- _Set task_
The records below are to be copied word for word, with every picture left out.

>> start Extracted entries

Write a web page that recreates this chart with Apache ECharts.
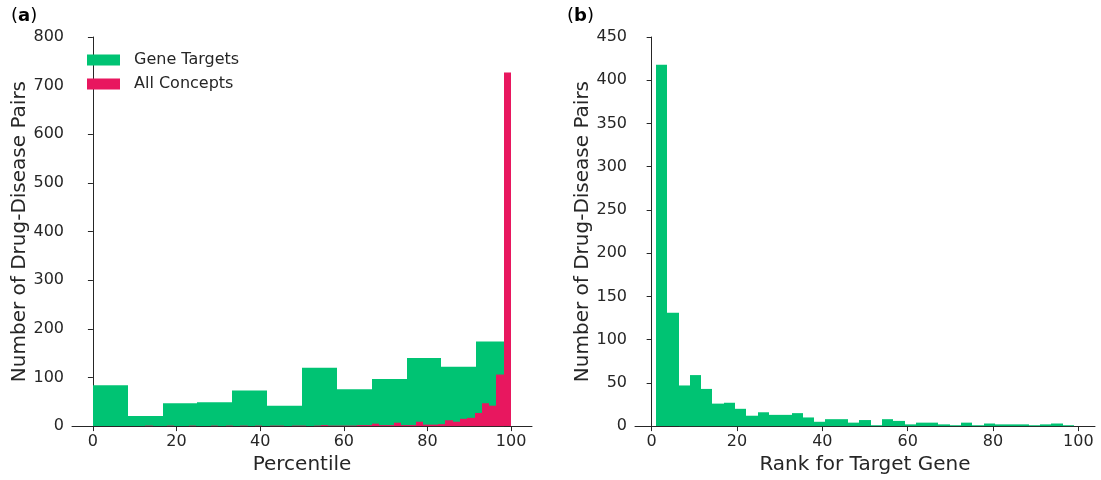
<!DOCTYPE html>
<html>
<head>
<meta charset="utf-8">
<script src="https://cdn.jsdelivr.net/npm/echarts@6/dist/echarts.min.js"></script>
<style>
html,body{margin:0;padding:0;background:#fff;}
#chart{width:1101px;height:480px;}
</style>
</head>
<body>
<div id="chart"></div>
<script>
// ---------- Data ----------
// Panel (a): Percentile histograms
const geneTargetsStart = 0;
const geneTargetsBinWidth = 100 / 12;
const geneTargetsCounts = [84, 21, 47, 49, 73, 42, 120, 76, 97, 140, 122, 174];

const allConceptsStart = 12.5;
const allConceptsBinWidth = 1.75;
const allConceptsCounts = [
  1, 0, 0, 1, 0, 0, 1, 0, 0, 1,
  0, 1, 0, 1, 0, 1, 0, 1, 1, 0,
  1, 1, 0, 1, 2, 1, 1, 1, 1, 2,
  2, 5, 2, 2, 7, 2, 2, 9, 3, 3,
  4, 12, 9, 15, 17, 27, 47, 42, 106, 727
];

// Panel (b): Rank for target gene histogram
const rankStart = 1;
const rankBinWidth = 98 / 37;
const rankCounts = [
  418, 131, 47, 59, 43, 26, 27, 20, 12, 16,
  13, 13, 15, 10, 5, 8, 8, 4, 7, 1,
  8, 6, 2, 4, 4, 2, 1, 4, 1, 3,
  2, 2, 2, 1, 2, 3, 1
];

const xTicks = [0, 20, 40, 60, 80, 100];
const seriesNames = ['Gene Targets', 'All Concepts'];
const xTitleA = 'Percentile';
const xTitleB = 'Rank for Target Gene';
const yTitle = 'Number of Drug-Disease Pairs';

// ---------- Styles ----------
const GREEN = '#00c373';
const PINK = '#e8175f';
const AXIS = '#262626';
const FONT = 'DejaVu Sans';

function binData(start, width, counts) {
  return counts.map((c, i) => [start + i * width, start + (i + 1) * width, c]);
}

function hist(name, start, width, counts, color, idx, z) {
  return {
    type: 'custom',
    name: name,
    xAxisIndex: idx,
    yAxisIndex: idx,
    z: z,
    itemStyle: { color: color },
    encode: { x: [0, 1], y: 2 },
    data: binData(start, width, counts),
    renderItem: function (params, api) {
      const p0 = api.coord([api.value(0), api.value(2)]);
      const p1 = api.coord([api.value(1), 0]);
      const x0 = Math.round(p0[0]);
      const x1 = Math.round(p1[0]);
      return {
        type: 'rect',
        shape: { x: x0, y: p0[1], width: x1 - x0, height: p1[1] - p0[1] },
        style: { fill: color }
      };
    }
  };
}

function xAxisDef(idx, min, max, title) {
  return {
    type: 'value', gridIndex: idx, min: min, max: max,
    name: title, nameLocation: 'middle', nameGap: 27,
    nameTextStyle: { fontFamily: FONT, fontSize: 20, color: AXIS },
    axisLine: { show: true, onZero: false, lineStyle: { color: AXIS, width: 1 } },
    axisTick: { show: true, length: 5, customValues: xTicks, lineStyle: { color: AXIS } },
    axisLabel: { customValues: xTicks, fontFamily: FONT, fontSize: 16, color: AXIS, margin: 8 },
    splitLine: { show: false }
  };
}

function yAxisDef(idx, max, interval) {
  return {
    type: 'value', gridIndex: idx, min: 0, max: max, interval: interval,
    name: yTitle, nameLocation: 'middle', nameGap: 42, nameRotate: 90,
    nameTextStyle: { fontFamily: FONT, fontSize: 20, color: AXIS },
    axisLine: { show: true, lineStyle: { color: AXIS, width: 1 } },
    axisTick: { show: true, length: 5, lineStyle: { color: AXIS } },
    axisLabel: { fontFamily: FONT, fontSize: 16, color: AXIS, margin: 8 },
    splitLine: { show: false }
  };
}

const chart = echarts.init(document.getElementById('chart'), null, { renderer: 'canvas' });
chart.setOption({
  animation: false,
  backgroundColor: '#ffffff',
  textStyle: { fontFamily: FONT },
  grid: [
    { left: 72, right: 569, top: 37, bottom: 52 },
    { left: 635, right: 6, top: 37, bottom: 52 }
  ],
  xAxis: [
    xAxisDef(0, -5, 105, xTitleA),
    xAxisDef(1, -3.9, 103.9, xTitleB)
  ],
  yAxis: [
    yAxisDef(0, 800, 100),
    yAxisDef(1, 450, 50)
  ],
  legend: {
    data: seriesNames,
    orient: 'vertical',
    left: 82, top: 47,
    icon: 'rect',
    itemWidth: 33, itemHeight: 11, itemGap: 8,
    selectedMode: false,
    textStyle: { fontFamily: FONT, fontSize: 16, color: AXIS, padding: [0, 0, 0, 9] }
  },
  graphic: [
    {
      type: 'text', left: 11, top: 7,
      style: {
        text: '{n|(}{b|a}{n|)}',
        rich: {
          n: { fontFamily: FONT, fontSize: 18, fill: '#000' },
          b: { fontFamily: FONT, fontSize: 18, fontWeight: 'bold', fill: '#000' }
        }
      }
    },
    {
      type: 'text', left: 567, top: 7,
      style: {
        text: '{n|(}{b|b}{n|)}',
        rich: {
          n: { fontFamily: FONT, fontSize: 18, fill: '#000' },
          b: { fontFamily: FONT, fontSize: 18, fontWeight: 'bold', fill: '#000' }
        }
      }
    }
  ],
  series: [
    hist(seriesNames[0], geneTargetsStart, geneTargetsBinWidth, geneTargetsCounts, GREEN, 0, 2),
    hist(seriesNames[1], allConceptsStart, allConceptsBinWidth, allConceptsCounts, PINK, 0, 3),
    hist(seriesNames[0], rankStart, rankBinWidth, rankCounts, GREEN, 1, 2)
  ]
});
</script>
</body>
</html>
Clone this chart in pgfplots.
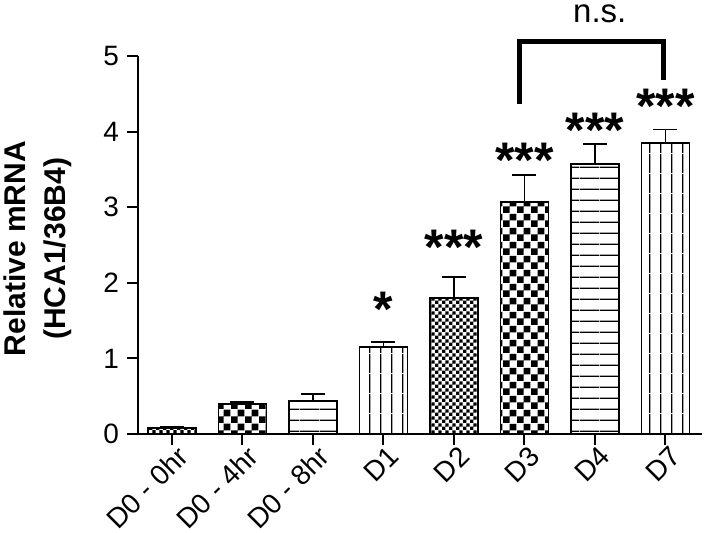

>> end Extracted entries

- _Task solution_
Write a web page that recreates this chart with Apache ECharts.
<!DOCTYPE html>
<html>
<head>
<meta charset="utf-8">
<script src="https://cdn.jsdelivr.net/npm/echarts@6/dist/echarts.min.js"></script>
<style>
html,body{margin:0;padding:0;background:#fff;}
#chart{width:1101px;height:480px;}
</style>
</head>
<body>
<div id="chart"></div>
<script>
// ---------- Data ----------
// Panel (a): Percentile histograms
const geneTargetsStart = 0;
const geneTargetsBinWidth = 100 / 12;
const geneTargetsCounts = [84, 21, 47, 49, 73, 42, 120, 76, 97, 140, 122, 174];

const allConceptsStart = 12.5;
const allConceptsBinWidth = 1.75;
const allConceptsCounts = [
  1, 0, 0, 1, 0, 0, 1, 0, 0, 1,
  0, 1, 0, 1, 0, 1, 0, 1, 1, 0,
  1, 1, 0, 1, 2, 1, 1, 1, 1, 2,
  2, 5, 2, 2, 7, 2, 2, 9, 3, 3,
  4, 12, 9, 15, 17, 27, 47, 42, 106, 727
];

// Panel (b): Rank for target gene histogram
const rankStart = 1;
const rankBinWidth = 98 / 37;
const rankCounts = [
  418, 131, 47, 59, 43, 26, 27, 20, 12, 16,
  13, 13, 15, 10, 5, 8, 8, 4, 7, 1,
  8, 6, 2, 4, 4, 2, 1, 4, 1, 3,
  2, 2, 2, 1, 2, 3, 1
];

const xTicks = [0, 20, 40, 60, 80, 100];
const seriesNames = ['Gene Targets', 'All Concepts'];
const xTitleA = 'Percentile';
const xTitleB = 'Rank for Target Gene';
const yTitle = 'Number of Drug-Disease Pairs';

// ---------- Styles ----------
const GREEN = '#00c373';
const PINK = '#e8175f';
const AXIS = '#262626';
const FONT = 'DejaVu Sans';

function binData(start, width, counts) {
  return counts.map((c, i) => [start + i * width, start + (i + 1) * width, c]);
}

function hist(name, start, width, counts, color, idx, z) {
  return {
    type: 'custom',
    name: name,
    xAxisIndex: idx,
    yAxisIndex: idx,
    z: z,
    itemStyle: { color: color },
    encode: { x: [0, 1], y: 2 },
    data: binData(start, width, counts),
    renderItem: function (params, api) {
      const p0 = api.coord([api.value(0), api.value(2)]);
      const p1 = api.coord([api.value(1), 0]);
      const x0 = Math.round(p0[0]);
      const x1 = Math.round(p1[0]);
      return {
        type: 'rect',
        shape: { x: x0, y: p0[1], width: x1 - x0, height: p1[1] - p0[1] },
        style: { fill: color }
      };
    }
  };
}

function xAxisDef(idx, min, max, title) {
  return {
    type: 'value', gridIndex: idx, min: min, max: max,
    name: title, nameLocation: 'middle', nameGap: 27,
    nameTextStyle: { fontFamily: FONT, fontSize: 20, color: AXIS },
    axisLine: { show: true, onZero: false, lineStyle: { color: AXIS, width: 1 } },
    axisTick: { show: true, length: 5, customValues: xTicks, lineStyle: { color: AXIS } },
    axisLabel: { customValues: xTicks, fontFamily: FONT, fontSize: 16, color: AXIS, margin: 8 },
    splitLine: { show: false }
  };
}

function yAxisDef(idx, max, interval) {
  return {
    type: 'value', gridIndex: idx, min: 0, max: max, interval: interval,
    name: yTitle, nameLocation: 'middle', nameGap: 42, nameRotate: 90,
    nameTextStyle: { fontFamily: FONT, fontSize: 20, color: AXIS },
    axisLine: { show: true, lineStyle: { color: AXIS, width: 1 } },
    axisTick: { show: true, length: 5, lineStyle: { color: AXIS } },
    axisLabel: { fontFamily: FONT, fontSize: 16, color: AXIS, margin: 8 },
    splitLine: { show: false }
  };
}

const chart = echarts.init(document.getElementById('chart'), null, { renderer: 'canvas' });
chart.setOption({
  animation: false,
  backgroundColor: '#ffffff',
  textStyle: { fontFamily: FONT },
  grid: [
    { left: 72, right: 569, top: 37, bottom: 52 },
    { left: 635, right: 6, top: 37, bottom: 52 }
  ],
  xAxis: [
    xAxisDef(0, -5, 105, xTitleA),
    xAxisDef(1, -3.9, 103.9, xTitleB)
  ],
  yAxis: [
    yAxisDef(0, 800, 100),
    yAxisDef(1, 450, 50)
  ],
  legend: {
    data: seriesNames,
    orient: 'vertical',
    left: 82, top: 47,
    icon: 'rect',
    itemWidth: 33, itemHeight: 11, itemGap: 8,
    selectedMode: false,
    textStyle: { fontFamily: FONT, fontSize: 16, color: AXIS, padding: [0, 0, 0, 9] }
  },
  graphic: [
    {
      type: 'text', left: 11, top: 7,
      style: {
        text: '{n|(}{b|a}{n|)}',
        rich: {
          n: { fontFamily: FONT, fontSize: 18, fill: '#000' },
          b: { fontFamily: FONT, fontSize: 18, fontWeight: 'bold', fill: '#000' }
        }
      }
    },
    {
      type: 'text', left: 567, top: 7,
      style: {
        text: '{n|(}{b|b}{n|)}',
        rich: {
          n: { fontFamily: FONT, fontSize: 18, fill: '#000' },
          b: { fontFamily: FONT, fontSize: 18, fontWeight: 'bold', fill: '#000' }
        }
      }
    }
  ],
  series: [
    hist(seriesNames[0], geneTargetsStart, geneTargetsBinWidth, geneTargetsCounts, GREEN, 0, 2),
    hist(seriesNames[1], allConceptsStart, allConceptsBinWidth, allConceptsCounts, PINK, 0, 3),
    hist(seriesNames[0], rankStart, rankBinWidth, rankCounts, GREEN, 1, 2)
  ]
});
</script>
</body>
</html>
Clone this chart in pgfplots.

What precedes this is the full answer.